[erlang-questions] can nodes fail/recover too fast to be seen?

Sun Jul 7 16:44:11 CEST 2013

On 5 Jul 2013, at 21:07, Per Hedeland wrote:
> Tim Watson <watson.timothy@REDACTED> wrote:
>> 
>> On 5 Jul 2013, at 20:23, Per Hedeland wrote:
>>>>> On Jul 5, 2013, at 5:22 PM, Tim Watson wrote:
>>>>> 
>>>>>> As i understand it, this can and does happen, because erlang does automatic reconnect in order to provide reliable communications.
>>> 
>>> No.
>> 
>> So is the Svensson and Frelund paper (viz [2] from my earlier post) incorrect in its assertion that messages between nodes can be dropped in the face of rapid node reconnects?
> 
> No, of course they can be dropped - if the destination node goes down,
> it's impossible to know whether a given, sent message was a) received at
> the remote *host*, b) received by the remote Erlang node, c) received by
> the remote Erlang process, d) processed by the remote Erlang process, or
> e) none of the above. But if you monitor/link (e.g. use
> gen_server:call()), you will know that "badness happened", and can take
> corrective action.

Right, that makes sense.
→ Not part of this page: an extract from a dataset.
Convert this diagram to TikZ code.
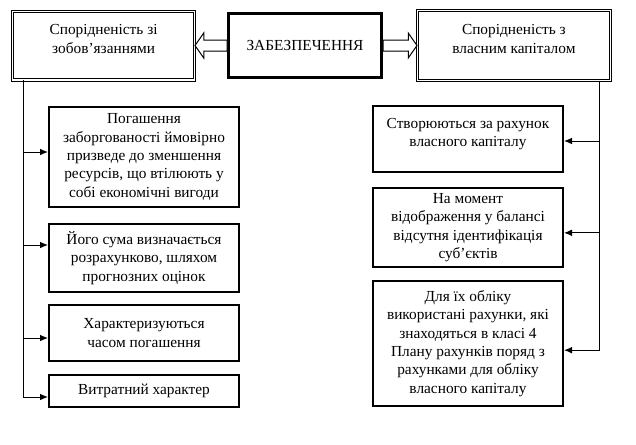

The bit about "signal loss" that I was missing there is that monitoring (or linking) *is* guaranteed in the situation where a node disconnects and reconnects quickly.

> "Re-sending only messages that need to be re-sent" is
> not possible in general, and this is not specific to Erlang distribution.
> 

That's not what I was talking about, since we know sending is meant to be asynchronous and never fail - I was thinking about both ends, not just sender or receiver. The point I was making is that even if monitor_nodes can guarantee that you'll see nodedown before any other traffic over a new connection, you can only guarantee that for a process that actually called monitor_nodes (or is monitoring the remote process), since if you rely on some *other* process to do monitoring, then there's no ordering guarantee to be had. In other words (as the paper puts it) you have to monitor each interaction to be sure. And this holds, more importantly, for receipt as well. So if you aren't monitoring a remote process (or node) are you're holding on to a remote pid, then you've got to have your wits about you.

Anyway, it's good to know that the monitoring guarantees are absolute.

Cheers,
Tim